Answer
$$
f(x)=\frac{7-3x}{(1-x)(3+x)}
$$
$ x$-values where the given function is discontinuous. are
$$x=1 , \quad x=-3 $$
and
$$f(0), \quad f(-3)$$
do not exist, also
$$ \lim _{x \rightarrow -3} f(x) ,\quad \lim _{x \rightarrow 1} f(x)
$$
are not exist
Work Step by Step
$$
f(x)=\frac{7-3x}{(1-x)(3+x)}
$$
This rational function is discontinuous wherever the denominator is zero.
There is a discontinuity when $x=1 $ and $x=-3 $ .
so the given function is discontinuous at $x=1 $ and $x=-3 $, therefore $f(1), f(-3)$ do not exist.

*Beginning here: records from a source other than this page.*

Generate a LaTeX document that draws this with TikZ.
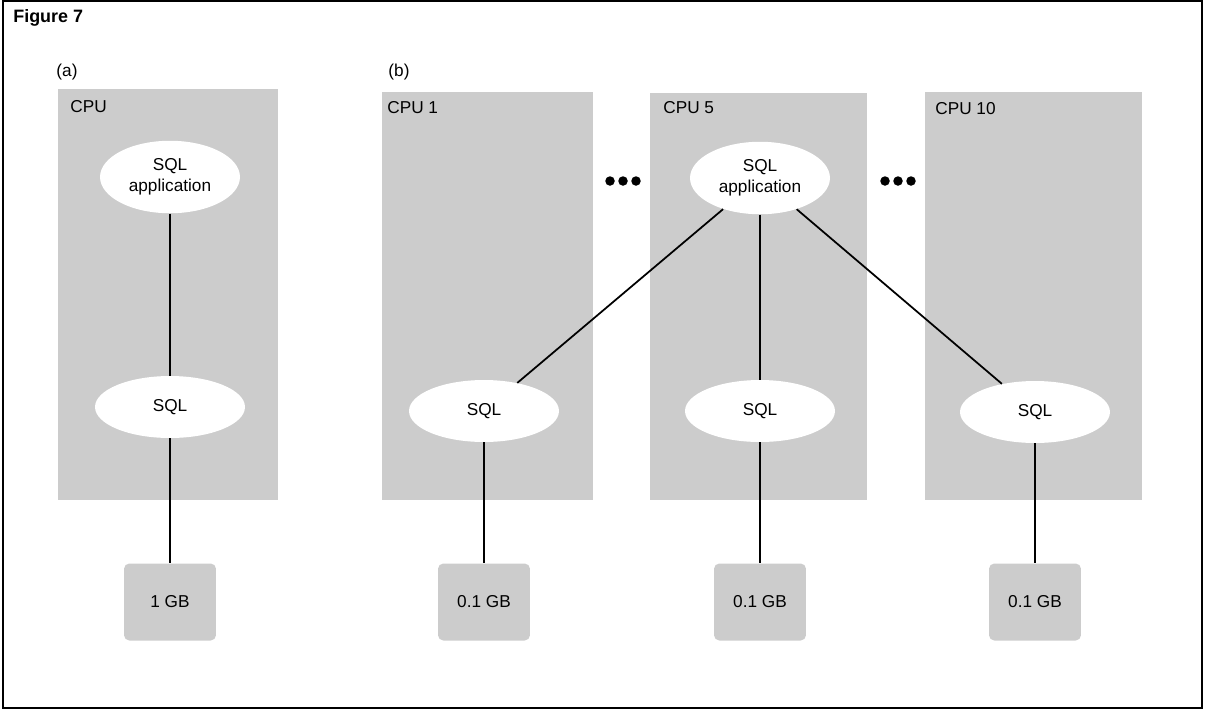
\documentclass[tikz,border=0pt]{standalone}
\usepackage{fontspec}
\setmainfont{Liberation Sans}
\usetikzlibrary{shapes.geometric}

\begin{document}
\begin{tikzpicture}[x=0.02cm, y=-0.02cm,
    cpufill/.style={fill=black!20},
    txt/.style={font=\fontsize{9.8}{12}\selectfont},
    cpulabel/.style={txt, anchor=north west, inner sep=0pt},
    sqlnode/.style={ellipse, fill=white, txt, inner sep=0pt,
                minimum width=3cm, minimum height=1.24cm, align=center},
    appnode/.style={sqlnode, minimum width=2.8cm, minimum height=1.45cm},
    membox/.style={rounded corners=3pt, fill=black!20, txt,
                minimum width=1.84cm, minimum height=1.54cm},
    link/.style={line width=1pt}
  ]
  \useasboundingbox (0,0) rectangle (1205,711);
  \draw[line width=1pt] (3,1) rectangle (1202,708);
  \node[font=\bfseries\fontsize{10.2}{12}\selectfont, anchor=north west, inner sep=0pt]
    (title) at (13,9) {Figure 7};
  \node[txt] (parta) at (67,72) {(a)};
  \node[txt] (partb) at (399,72) {(b)};

  % processor areas
  \fill[cpufill] (58,89) rectangle (278,500);
  \fill[cpufill] (382,92) rectangle (593,500);
  \fill[cpufill] (650,93) rectangle (867,500);
  \fill[cpufill] (925,92) rectangle (1142,500);
  \node[cpulabel] (cpua) at (70,100) {CPU};
  \node[cpulabel] (cpuone) at (387,101) {CPU 1};
  \node[cpulabel] (cpufive) at (663,101) {CPU 5};
  \node[cpulabel] (cputen) at (935,102) {CPU 10};

  \foreach \cx/\nm in {623/dotsl, 898/dotsr}
    \node[inner sep=0pt, minimum size=0.2cm] (\nm) at (\cx,181) {};
  \foreach \nm in {dotsl, dotsr}
    \foreach \d in {-0.26cm, 0cm, 0.26cm}
      \fill ([xshift=\d]\nm.center) circle (0.095cm);

  % (a)
  \node[appnode] (appa) at (170,177) {SQL\\application};
  \node[sqlnode] (sqla) at (170,407) {SQL};
  \node[membox] (mema) at (170,602) {1 GB};
  \draw[link] (appa) -- (sqla);
  \draw[link] (sqla) -- (mema);

  % (b)
  \node[appnode] (appb) at (760,178) {SQL\\application};
  \node[sqlnode] (sqlone) at (484,411) {SQL};
  \node[sqlnode] (sqlfive) at (760,411) {SQL};
  \node[sqlnode] (sqlten) at (1035,412) {SQL};
  \node[membox] (memone) at (484,602) {0.1 GB};
  \node[membox] (memfive) at (760,602) {0.1 GB};
  \node[membox] (memten) at (1035,602) {0.1 GB};
  \foreach \s/\m in {sqlone/memone, sqlfive/memfive, sqlten/memten} {
    \draw[link] (appb) -- (\s);
    \draw[link] (\s) -- (\m);
  }
\end{tikzpicture}
\end{document}
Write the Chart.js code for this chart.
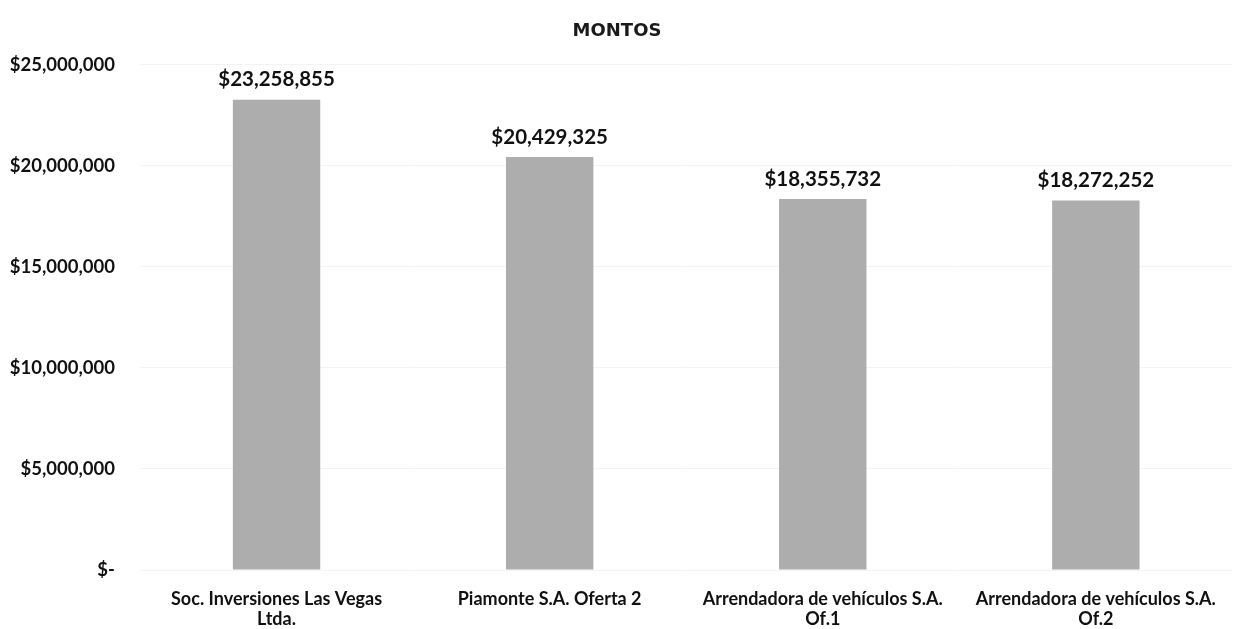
<!DOCTYPE html>
<html lang="es">
<head>
  <meta charset="UTF-8">
  <title>Montos</title>
  <script src="https://cdn.jsdelivr.net/npm/chart.js"></script>
  <style>
    html, body { margin: 0; padding: 0; background: #fff; }
    #wrap { width: 1235px; height: 629px; }
  </style>
</head>
<body>
  <div id="wrap"><canvas id="chart"></canvas></div>

  <script>
    // Datos
    const categories = [
      ['Soc. Inversiones Las Vegas', 'Ltda.'],
      'Piamonte S.A. Oferta 2',
      ['Arrendadora de vehículos S.A.', 'Of.1'],
      ['Arrendadora de vehículos S.A.', 'Of.2']
    ];
    const montos = [23258855, 20429325, 18355732, 18272252];
    const yTicks = [0, 5000000, 10000000, 15000000, 20000000, 25000000];

    const fmt = v => v === 0 ? '$-' : '$' + v.toLocaleString('en-US');

    // Etiquetas de valor sobre cada barra
    const valueLabels = {
      id: 'valueLabels',
      afterDatasetsDraw(chart) {
        const ctx = chart.ctx;
        const meta = chart.getDatasetMeta(0);
        ctx.save();
        ctx.font = 'bold 20.5px Lato';
        ctx.fillStyle = '#111';
        ctx.textAlign = 'center';
        ctx.textBaseline = 'middle';
        meta.data.forEach((bar, i) => {
          ctx.fillText(fmt(montos[i]), bar.x, bar.y - 20);
        });
        ctx.restore();
      }
    };

    new Chart(document.getElementById('chart'), {
      type: 'bar',
      data: {
        labels: categories,
        datasets: [{
          label: 'Montos',
          data: montos,
          backgroundColor: '#adadad',
          borderWidth: 0,
          categoryPercentage: 1,
          barPercentage: 0.32
        }]
      },
      options: {
        responsive: true,
        maintainAspectRatio: false,
        animation: false,
        layout: { padding: { left: 0, right: 1, top: 0, bottom: 0 } },
        plugins: {
          legend: { display: false },
          tooltip: { enabled: false },
          title: {
            display: true,
            text: 'MONTOS',
            color: '#1a1a1a',
            font: { family: 'DejaVu Sans', size: 18, weight: '600' },
            padding: { top: 21, bottom: 22 }
          }
        },
        scales: {
          x: {
            afterFit(scale) { scale.height = 59; },
            grid: { display: false, drawTicks: false },
            border: { display: false },
            ticks: {
              color: '#111',
              padding: 19,
              maxRotation: 0,
              autoSkip: false,
              font: { family: 'Lato', size: 18, weight: 'bold', lineHeight: 1.12 }
            }
          },
          y: {
            min: 0,
            max: 25000000,
            afterFit(scale) { scale.width = 140; },
            afterBuildTicks(scale) { scale.ticks = yTicks.map(v => ({ value: v })); },
            grid: { color: '#f3f3f3', drawTicks: false },
            border: { display: false },
            ticks: {
              color: '#111',
              padding: 25,
              callback: v => fmt(v),
              font: { family: 'Lato', size: 18.5, weight: 'bold' }
            }
          }
        }
      },
      plugins: [valueLabels]
    });
  </script>
</body>
</html>
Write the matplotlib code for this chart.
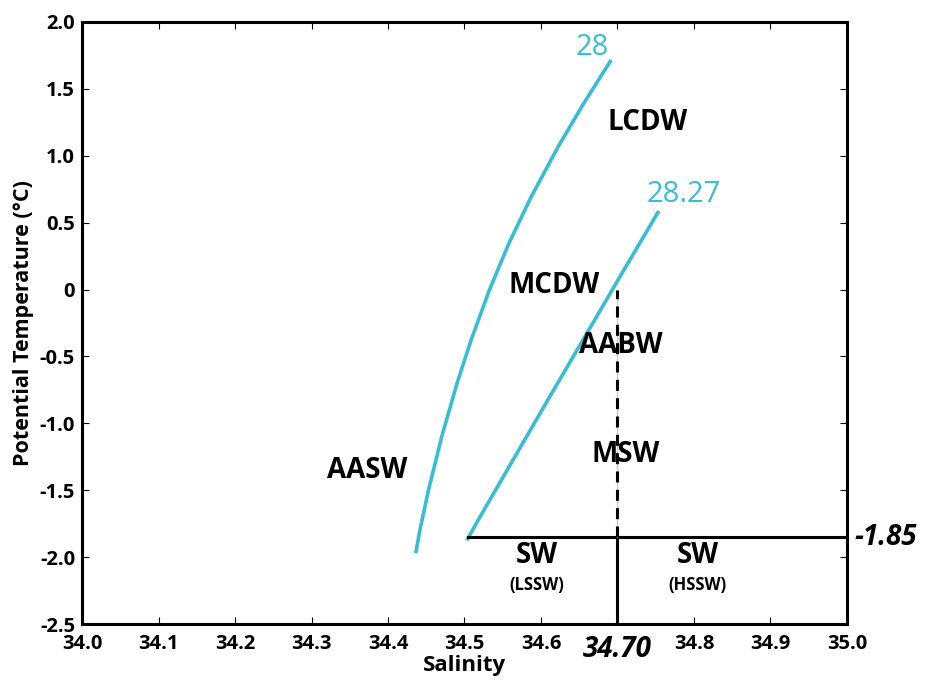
import numpy as np
import matplotlib.pyplot as plt

# isopycnal 28 (salinity, potential temperature)
s_28 = [34.4362, 34.4418, 34.4530, 34.4703, 34.4903, 34.5087, 34.5326,
        34.5581, 34.5873, 34.6225, 34.6559, 34.6918]
t_28 = [-1.971, -1.797, -1.498, -1.099, -0.700, -0.377, -0.003,
        0.346, 0.694, 1.068, 1.392, 1.716]

# isopycnal 28.27
s_2827 = [34.503, 34.518, 34.6085, 34.7085, 34.754]
t_2827 = [-1.875, -1.722, -0.83, 0.147, 0.587]

# freezing line / salinity split
t_freeze = -1.85
s_split = 34.70
s_freeze = [34.505, 35.0]

# water mass labels: (text, salinity, temperature)
masses = [
    ("LCDW", 34.74, 1.25),
    ("MCDW", 34.617, 0.03),
    ("AABW", 34.705, -0.42),
    ("MSW", 34.711, -1.236),
    ("AASW", 34.3725, -1.356),
]

x_ticks = [34.0, 34.1, 34.2, 34.3, 34.4, 34.5, 34.6, 34.7, 34.8, 34.9, 35.0]
x_labels = ["34.0", "34.1", "34.2", "34.3", "34.4", "34.5", "34.6", "", "34.8", "34.9", "35.0"]
y_ticks = [2.0, 1.5, 1.0, 0.5, 0.0, -0.5, -1.0, -1.5, -2.0, -2.5]
y_labels = ["2.0", "1.5", "1.0", "0.5", "0", "-0.5", "-1.0", "-1.5", "-2.0", "-2.5"]

cyan = "#38bdd6"
plt.rcParams['font.family'] = ['Open Sans', 'DejaVu Sans']

fig = plt.figure(figsize=(9.26, 6.81), dpi=100)
ax = fig.add_axes([0.0886, 0.0837, 0.826, 0.884])

ax.plot(s_28, t_28, color=cyan, lw=2.6, solid_capstyle='butt')
ax.plot(s_2827, t_2827, color=cyan, lw=2.6, solid_capstyle='butt')

# freezing temperature line
ax.plot(s_freeze, [t_freeze, t_freeze], color='black', lw=2.2, clip_on=False)
# 34.70 split: solid below freezing, dashed above
ax.plot([s_split, s_split], [-2.5, t_freeze], color='black', lw=2.2)
ax.plot([s_split, s_split], [t_freeze, 0.0], color='#c8c8c8', lw=0.9)
ax.plot([s_split, s_split], [t_freeze, 0.0], color='black', lw=2.2,
        linestyle=(0, (3.6, 2.4)))

ax.text(34.667, 1.81, "28", color=cyan, fontsize=21, ha='center', va='center')
ax.text(34.787, 0.71, "28.27", color=cyan, fontsize=21, ha='center', va='center')

for name, s, t in masses:
    ax.text(s, t, name, fontsize=20, fontweight='bold', ha='center', va='center')

ax.text(34.595, -1.99, "SW", fontsize=20, fontweight='bold', ha='center', va='center')
ax.text(34.595, -2.21, "(LSSW)", fontsize=12, fontweight='bold', ha='center', va='center')
ax.text(34.805, -1.99, "SW", fontsize=20, fontweight='bold', ha='center', va='center')
ax.text(34.805, -2.21, "(HSSW)", fontsize=12, fontweight='bold', ha='center', va='center')

ax.text(35.01, t_freeze, "-1.85", fontsize=20, fontweight='bold', style='italic',
        ha='left', va='center', clip_on=False)
ax.text(s_split, -2.69, "34.70", fontsize=20, fontweight='bold', style='italic',
        ha='center', va='center', clip_on=False)

ax.set_xlim(34.0, 35.0)
ax.set_ylim(-2.5, 2.0)
ax.set_xticks(x_ticks)
ax.set_xticklabels(x_labels)
ax.set_yticks(y_ticks)
ax.set_yticklabels(y_labels)
ax.tick_params(direction='in', length=5, width=0.8, top=True, right=True,
               labelsize=14.5)
ax.tick_params(axis='x', pad=7)
ax.tick_params(axis='y', pad=5)
for lab in ax.get_xticklabels() + ax.get_yticklabels():
    lab.set_fontweight('bold')
for sp in ax.spines.values():
    sp.set_linewidth(2.2)

ax.set_xlabel("Salinity", fontsize=16, fontweight='bold', labelpad=1)
ax.set_ylabel("Potential Temperature (°C)", fontsize=15.5, fontweight='bold', labelpad=4)

fig.savefig("out.png", dpi=100)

We investigate $ \lim _{x \rightarrow 1} f(x) $ at $x=1$ first. From the left, where $x$-values are less than $1$,
$$
\lim _{x \rightarrow 1^{-}} f(x)=\lim _{x \rightarrow 1^{-}}\left(\frac{7-3x}{(1-x)(3+x)} \right)=\infty
$$
From the right, where $x$-values are greater than 1,
$$
\lim _{x \rightarrow 1^{+}} f(x)=\lim _{x \rightarrow 1^{+}}\left(\frac{7-3x}{(1-x)(3+x)} \right)=-\infty
$$
so, $ \lim _{x \rightarrow 1} f(x) $ does not exist since
$$
\lim _{x \rightarrow 1^{+}} f(x) \ne \lim _{x \rightarrow 1^{-}}f(x)
$$
Now, we investigate $ \lim _{x \rightarrow -3} f(x) $ at $x=-3$ first. From the left, where $x$-values are less than $-3$,
$$
\lim _{x \rightarrow -3^{-}} f(x)=\lim _{x \rightarrow -3^{-}}\left(\frac{7-3x}{(1-x)(3+x)} \right)=-\infty
$$
From the right, where $x$-values are greater than $ -3$,
$$
\lim _{x \rightarrow -3^{+}} f(x)=\lim _{x \rightarrow -3^{+}}\left(\frac{7-3x}{(1-x)(3+x)} \right)=\infty
$$
so, $ \lim _{x \rightarrow -3} f(x) $ does not exist since
$$
\lim _{x \rightarrow -3^{+}} f(x) \ne \lim _{x \rightarrow -3^{-}}f(x)
$$
Hence, $ x$-values where the function is discontinuous. are
$x=1$ and $x=-3 $ .
$f(1), f(-3)$ do not exist, also
$ \lim _{x \rightarrow -3} f(x) $, $ \lim _{x \rightarrow 1} f(x) $ do not exist.